Your objective>
Leaving out all pictures, please print only the lines from the one containing "Write a LaTeX" through the one containing "minimum width=350pt, minimum".

Dataset excerpts>
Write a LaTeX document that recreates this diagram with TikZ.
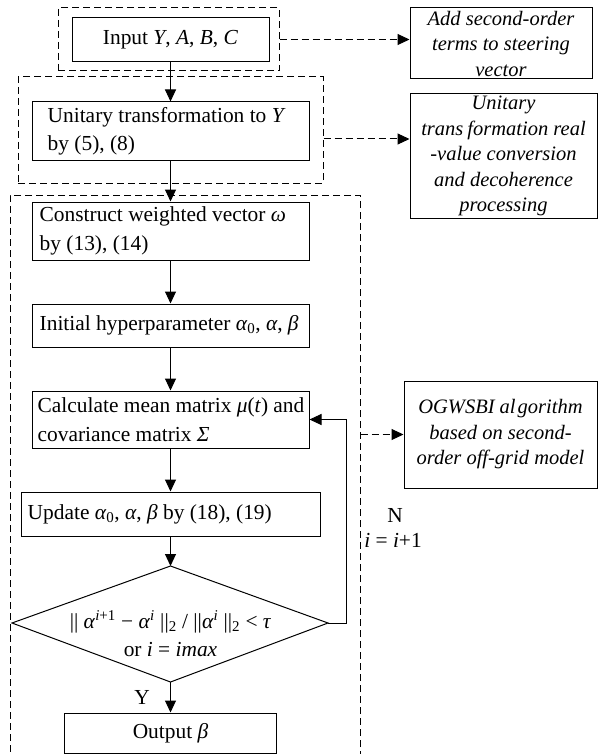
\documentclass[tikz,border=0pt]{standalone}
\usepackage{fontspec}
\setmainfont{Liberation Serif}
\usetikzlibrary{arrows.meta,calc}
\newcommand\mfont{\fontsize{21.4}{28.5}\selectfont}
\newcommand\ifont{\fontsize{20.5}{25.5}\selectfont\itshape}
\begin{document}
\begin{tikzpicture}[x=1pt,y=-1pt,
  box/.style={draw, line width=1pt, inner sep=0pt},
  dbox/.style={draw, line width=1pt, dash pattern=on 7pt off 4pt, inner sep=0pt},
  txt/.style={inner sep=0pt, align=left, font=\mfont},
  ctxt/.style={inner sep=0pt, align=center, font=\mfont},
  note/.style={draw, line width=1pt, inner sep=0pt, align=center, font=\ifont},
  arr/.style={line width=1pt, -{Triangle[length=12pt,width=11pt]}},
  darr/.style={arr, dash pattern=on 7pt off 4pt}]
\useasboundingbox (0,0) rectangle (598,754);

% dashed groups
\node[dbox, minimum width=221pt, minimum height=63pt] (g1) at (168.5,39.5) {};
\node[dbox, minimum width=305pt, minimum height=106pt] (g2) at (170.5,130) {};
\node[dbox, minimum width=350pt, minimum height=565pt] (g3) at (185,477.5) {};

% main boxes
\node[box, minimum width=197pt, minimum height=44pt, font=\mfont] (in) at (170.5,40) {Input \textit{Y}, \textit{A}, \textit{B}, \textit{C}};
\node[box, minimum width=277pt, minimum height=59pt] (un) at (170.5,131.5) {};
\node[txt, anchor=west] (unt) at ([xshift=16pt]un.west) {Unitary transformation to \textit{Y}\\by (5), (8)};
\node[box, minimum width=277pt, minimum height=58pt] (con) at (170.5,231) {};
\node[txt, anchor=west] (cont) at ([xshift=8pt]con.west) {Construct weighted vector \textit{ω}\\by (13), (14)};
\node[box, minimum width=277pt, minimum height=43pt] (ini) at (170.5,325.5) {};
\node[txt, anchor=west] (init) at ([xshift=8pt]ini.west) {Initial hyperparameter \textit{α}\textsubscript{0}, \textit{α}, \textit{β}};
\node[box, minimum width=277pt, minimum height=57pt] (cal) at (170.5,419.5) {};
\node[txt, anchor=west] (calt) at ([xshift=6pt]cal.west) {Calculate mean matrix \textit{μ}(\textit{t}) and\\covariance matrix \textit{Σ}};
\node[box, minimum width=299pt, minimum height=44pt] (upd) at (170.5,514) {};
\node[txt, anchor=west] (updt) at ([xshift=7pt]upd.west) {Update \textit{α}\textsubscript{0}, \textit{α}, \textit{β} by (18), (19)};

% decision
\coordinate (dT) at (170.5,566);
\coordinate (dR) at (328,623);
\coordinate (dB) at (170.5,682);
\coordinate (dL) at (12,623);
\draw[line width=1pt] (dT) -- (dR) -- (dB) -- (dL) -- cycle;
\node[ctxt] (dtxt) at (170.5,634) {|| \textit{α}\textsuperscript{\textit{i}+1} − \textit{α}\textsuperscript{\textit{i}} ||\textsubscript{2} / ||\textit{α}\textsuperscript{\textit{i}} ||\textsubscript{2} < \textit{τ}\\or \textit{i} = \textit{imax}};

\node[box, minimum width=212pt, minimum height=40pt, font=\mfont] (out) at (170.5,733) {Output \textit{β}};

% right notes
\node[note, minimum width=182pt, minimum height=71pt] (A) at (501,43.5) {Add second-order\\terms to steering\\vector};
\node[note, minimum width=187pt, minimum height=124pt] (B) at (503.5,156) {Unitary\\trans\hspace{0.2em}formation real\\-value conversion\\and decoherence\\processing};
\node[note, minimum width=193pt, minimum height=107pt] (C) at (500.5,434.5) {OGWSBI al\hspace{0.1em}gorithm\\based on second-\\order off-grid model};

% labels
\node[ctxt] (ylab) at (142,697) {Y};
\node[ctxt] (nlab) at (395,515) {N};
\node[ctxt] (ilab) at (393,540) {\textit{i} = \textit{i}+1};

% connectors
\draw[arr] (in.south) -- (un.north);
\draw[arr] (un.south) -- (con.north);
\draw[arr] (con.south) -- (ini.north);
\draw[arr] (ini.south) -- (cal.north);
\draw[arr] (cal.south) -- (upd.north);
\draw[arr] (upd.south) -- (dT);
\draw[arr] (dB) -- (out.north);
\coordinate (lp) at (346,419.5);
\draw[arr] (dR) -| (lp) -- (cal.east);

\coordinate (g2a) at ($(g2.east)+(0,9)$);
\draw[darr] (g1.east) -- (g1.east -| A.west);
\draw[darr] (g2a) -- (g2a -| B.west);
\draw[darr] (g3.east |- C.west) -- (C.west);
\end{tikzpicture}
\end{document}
--
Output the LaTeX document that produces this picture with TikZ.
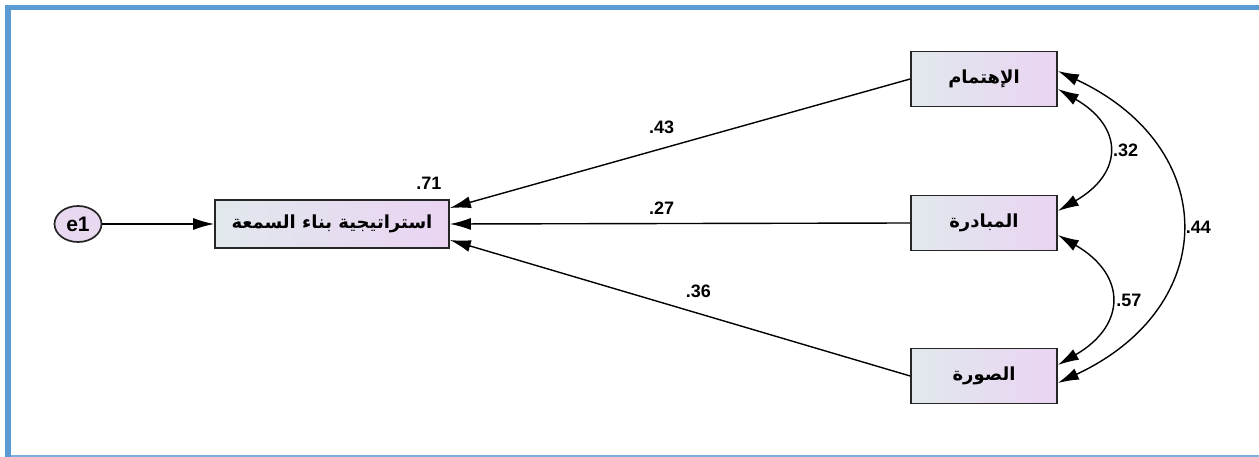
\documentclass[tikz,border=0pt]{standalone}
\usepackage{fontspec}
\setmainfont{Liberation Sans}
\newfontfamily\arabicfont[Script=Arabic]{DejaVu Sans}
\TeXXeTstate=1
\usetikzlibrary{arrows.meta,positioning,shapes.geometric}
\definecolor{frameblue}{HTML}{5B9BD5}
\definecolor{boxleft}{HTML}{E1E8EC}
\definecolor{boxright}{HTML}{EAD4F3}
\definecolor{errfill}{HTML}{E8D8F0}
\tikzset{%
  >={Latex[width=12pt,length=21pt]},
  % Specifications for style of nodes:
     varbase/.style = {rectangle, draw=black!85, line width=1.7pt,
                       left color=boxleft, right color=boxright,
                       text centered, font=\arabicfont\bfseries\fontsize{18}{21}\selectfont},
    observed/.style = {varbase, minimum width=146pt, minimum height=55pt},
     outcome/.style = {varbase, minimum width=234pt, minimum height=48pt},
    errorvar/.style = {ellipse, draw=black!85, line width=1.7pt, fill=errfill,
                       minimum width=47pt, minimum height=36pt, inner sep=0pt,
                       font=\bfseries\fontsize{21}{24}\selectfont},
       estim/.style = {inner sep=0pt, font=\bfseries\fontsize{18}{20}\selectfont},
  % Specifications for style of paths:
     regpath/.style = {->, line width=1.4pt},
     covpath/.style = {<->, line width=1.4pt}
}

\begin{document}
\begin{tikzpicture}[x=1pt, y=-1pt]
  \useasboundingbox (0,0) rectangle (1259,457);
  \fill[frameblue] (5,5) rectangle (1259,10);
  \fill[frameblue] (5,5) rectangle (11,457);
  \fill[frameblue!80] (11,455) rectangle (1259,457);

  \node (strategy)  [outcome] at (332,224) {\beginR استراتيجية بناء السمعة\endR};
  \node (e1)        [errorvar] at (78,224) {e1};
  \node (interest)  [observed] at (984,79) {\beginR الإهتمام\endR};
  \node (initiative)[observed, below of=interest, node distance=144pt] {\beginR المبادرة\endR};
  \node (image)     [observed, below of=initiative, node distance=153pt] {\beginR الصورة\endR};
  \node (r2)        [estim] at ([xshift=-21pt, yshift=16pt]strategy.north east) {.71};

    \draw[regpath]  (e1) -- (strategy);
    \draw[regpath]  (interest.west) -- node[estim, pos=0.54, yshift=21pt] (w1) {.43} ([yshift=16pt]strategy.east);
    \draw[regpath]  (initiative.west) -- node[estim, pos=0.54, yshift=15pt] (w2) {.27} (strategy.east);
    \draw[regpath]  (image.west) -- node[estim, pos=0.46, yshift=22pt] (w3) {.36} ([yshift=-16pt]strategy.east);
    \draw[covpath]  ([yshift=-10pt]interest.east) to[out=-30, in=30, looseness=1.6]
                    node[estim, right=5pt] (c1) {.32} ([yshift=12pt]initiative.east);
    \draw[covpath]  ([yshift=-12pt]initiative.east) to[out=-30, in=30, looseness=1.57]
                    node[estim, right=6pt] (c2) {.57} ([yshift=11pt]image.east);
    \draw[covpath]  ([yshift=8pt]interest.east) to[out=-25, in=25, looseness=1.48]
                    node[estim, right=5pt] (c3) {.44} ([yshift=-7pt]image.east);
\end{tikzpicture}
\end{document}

Task solution>
Write a LaTeX document that recreates this diagram with TikZ.
\documentclass[tikz,border=0pt]{standalone}
\usepackage{fontspec}
\setmainfont{Liberation Serif}
\usetikzlibrary{arrows.meta,calc}
\newcommand\mfont{\fontsize{21.4}{28.5}\selectfont}
\newcommand\ifont{\fontsize{20.5}{25.5}\selectfont\itshape}
\begin{document}
\begin{tikzpicture}[x=1pt,y=-1pt,
  box/.style={draw, line width=1pt, inner sep=0pt},
  dbox/.style={draw, line width=1pt, dash pattern=on 7pt off 4pt, inner sep=0pt},
  txt/.style={inner sep=0pt, align=left, font=\mfont},
  ctxt/.style={inner sep=0pt, align=center, font=\mfont},
  note/.style={draw, line width=1pt, inner sep=0pt, align=center, font=\ifont},
  arr/.style={line width=1pt, -{Triangle[length=12pt,width=11pt]}},
  darr/.style={arr, dash pattern=on 7pt off 4pt}]
\useasboundingbox (0,0) rectangle (598,754);

% dashed groups
\node[dbox, minimum width=221pt, minimum height=63pt] (g1) at (168.5,39.5) {};
\node[dbox, minimum width=305pt, minimum height=106pt] (g2) at (170.5,130) {};
\node[dbox, minimum width=350pt, minimum height=565pt] (g3) at (185,477.5) {};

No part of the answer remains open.